From a wartime sketch.


The Siege of Vicksburg (continued)

THE SIGNIFICANCE OF THE FALL OF VICKSBURG. Vicksburg, and the simultaneous repulse of Lee's invasion at the battle of Gettysburg, marked the beginning of the end for the Confederacy. Previously, there had been confidence that victory, although demanding desperate measures, could yet be achieved. Afterward, there was only the hope that the North might sicken of the frightful cost of continuing the war and terminate hostilities. The great objective of the war in the West—the opening of the Mississippi River and the severing of the Confederacy—had been realized with the fall of Vicksburg. While in the East the Union armies battled on in bloody stalemate before Richmond, the armies of the West would now launch their columns deep into the vitals of the Confederacy.

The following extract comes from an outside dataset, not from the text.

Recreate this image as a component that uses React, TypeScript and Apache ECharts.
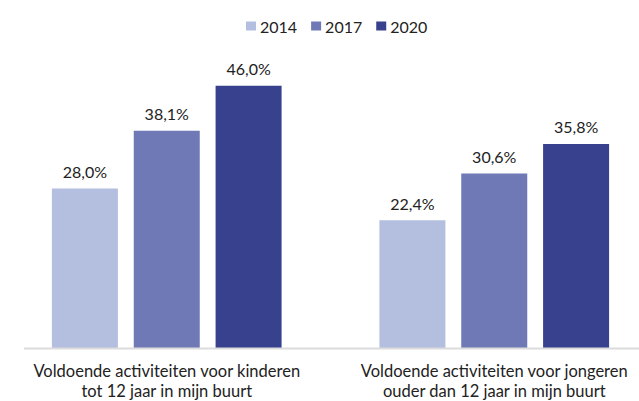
import React, { useEffect, useRef } from "react";
import * as echarts from "echarts";

const categories = [
  "Voldoende activiteiten voor kinderen\ntot 12 jaar in mijn buurt",
  "Voldoende activiteiten voor jongeren\nouder dan 12 jaar in mijn buurt",
];
const seriesNames = ["2014", "2017", "2020"];
const values2014 = [28.0, 22.4];
const values2017 = [38.1, 30.6];
const values2020 = [46.0, 35.8];
const colors = ["#b4bfe0", "#6f79b5", "#37418d"];

const fmt = (v: number) => v.toFixed(1).replace(".", ",") + "%";

export default function App() {
  const ref = useRef<HTMLDivElement>(null);
  useEffect(() => {
    if (!ref.current) return;
    const chart = echarts.init(ref.current, null, { renderer: "svg" });
    const font = "Lato, 'Open Sans', sans-serif";
    const data = [values2014, values2017, values2020];
    chart.setOption({
      animation: false,
      textStyle: { fontFamily: font },
      legend: {
        data: seriesNames,
        left: 241,
        top: 13,
        itemWidth: 10,
        itemHeight: 9,
        itemGap: 14,
        icon: "rect",
        textStyle: { fontSize: 16, color: "#222", fontFamily: font, padding: [0, 0, 0, -1] },
      },
      grid: { left: 3, width: 655, top: 63, bottom: 53, containLabel: false },
      xAxis: {
        type: "category",
        data: categories,
        axisLine: { show: false },
        axisTick: { show: false },
        axisLabel: {
          fontSize: 16.5,
          color: "#222",
          lineHeight: 20,
          margin: 13,
          fontFamily: font,
          interval: 0,
        },
      },
      yAxis: {
        type: "value",
        min: 0,
        max: 50,
        show: false,
        splitLine: { show: false },
      },
      graphic: [
        {
          type: "line",
          shape: { x1: 24, y1: 348.5, x2: 639, y2: 348.5 },
          style: { stroke: "#dcdcdc", lineWidth: 2 },
          z: 10,
        },
      ],
      series: seriesNames.map((name, i) => ({
        name,
        type: "bar",
        data: data[i],
        barWidth: 66,
        barGap: "24%",
        itemStyle: { color: colors[i] },
        label: {
          show: true,
          position: "top",
          distance: 9,
          fontSize: 16,
          color: "#222",
          fontFamily: font,
          formatter: (p: any) => fmt(p.value),
        },
      })),
    });
    return () => chart.dispose();
  }, []);
  return (
    <div
      style={{ position: "fixed", left: 0, top: 0, width: 639, height: 401, overflow: "hidden", background: "#fff" }}
    >
      <div ref={ref} style={{ width: 660, height: 401 }} />
    </div>
  );
}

Grant emerged from the Vicksburg campaign with a hard-won reputation as a master strategist, which prompted President Lincoln to place him in supreme command of all the armies of the United States. From this position he was destined to direct the final campaigns of the Civil War and to receive Lee's surrender at Appomattox. As for Pemberton, the fall of Vicksburg subjected him to painful criticism from those who held that a more resourceful defense might have saved the city, or his army, or both. Essentially, both commanders had disobeyed orders in like manner—Grant in striking behind Vicksburg alone rather than waiting to combine forces with Banks; Pemberton in deciding to protect Vicksburg at all cost rather than joining Johnston and risking loss of the city. But Grant's gamble had succeeded and Pemberton's had failed; and in war, as a leading Confederate commander had soberly remarked, the people measure a general's merit by his success. "I thought and still think that you did right to risk an army for the purpose of keeping command of even a section of the Mississippi River," President Davis wrote to General Pemberton after the fall of Vicksburg. "Had you succeeded none would have blamed, had you not made the attempt few if any would have defended your course."

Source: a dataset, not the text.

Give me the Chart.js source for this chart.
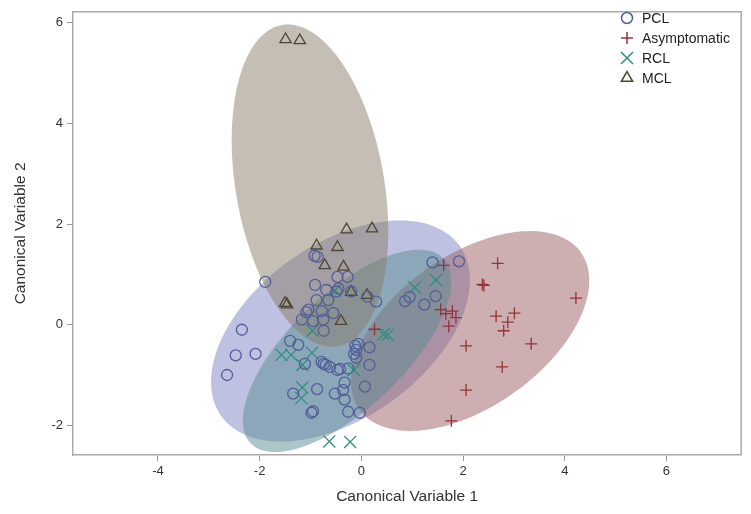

In the Confederate capital, Gen. Josiah Gorgas, one of the most able of Southern leaders, confided to his diary the implications of the calamitous change in fortune to the South attending the twin disasters of Gettysburg and Vicksburg:

Events have succeeded one another with disastrous rapidity. One brief month ago we were apparently at the point of success. Lee was in Pennsylvania threatening Harrisburgh, and even Philadelphia. Vicksburgh seemed to laugh all Grant's efforts to scorn. . . . All looked bright. Now the picture is just as somber as it was bright then. Lee failed at Gettysburgh. . . . Vicksburgh and Port Hudson capitulated, surrendering thirty-five thousand men and forty-five thousand arms. It seems incredible that human power could effect such a change in so brief a space. Yesterday we rode on the pinnacle of success—today absolute ruin seems to be our portion. The Confederacy totters to its destruction.

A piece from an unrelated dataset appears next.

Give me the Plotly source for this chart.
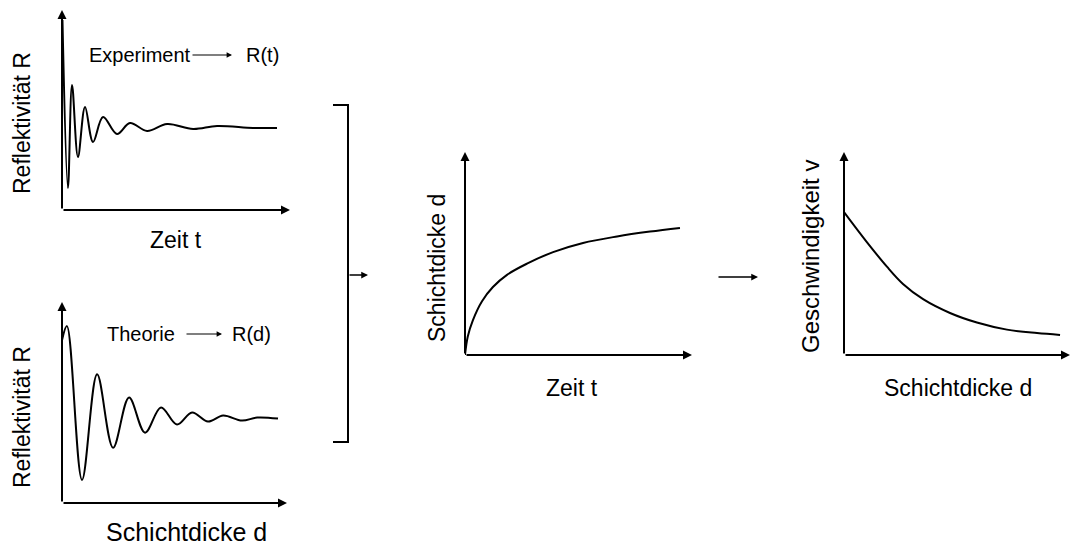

In Washington, a grateful President sat at his desk seeking words to express appreciation to Grant "for the almost inestimable service you have done the country." Explaining the fear he had entertained that the Union Army might be destroyed during its daring thrust in the rear of Vicksburg, which he believed at the time to be "a mistake," Lincoln wrote to Grant, "I wish now to make the personal acknowledgement that you were right and I was wrong."

On July 9, the Confederate commander at Port Hudson, upon learning of the fall of Vicksburg, surrendered his garrison of 6,000 men. One week later the merchant steamboat Imperial tied up at the wharf at New Orleans, completing the 1,000-mile passage from St. Louis undisturbed by hostile guns. After 2 years of land and naval warfare, the Mississippi River was open, the grip of the South had been broken, and merchant and military traffic had now a safe avenue to the gulf. In the words of Lincoln, "The Father of Waters again goes unvexed to the sea."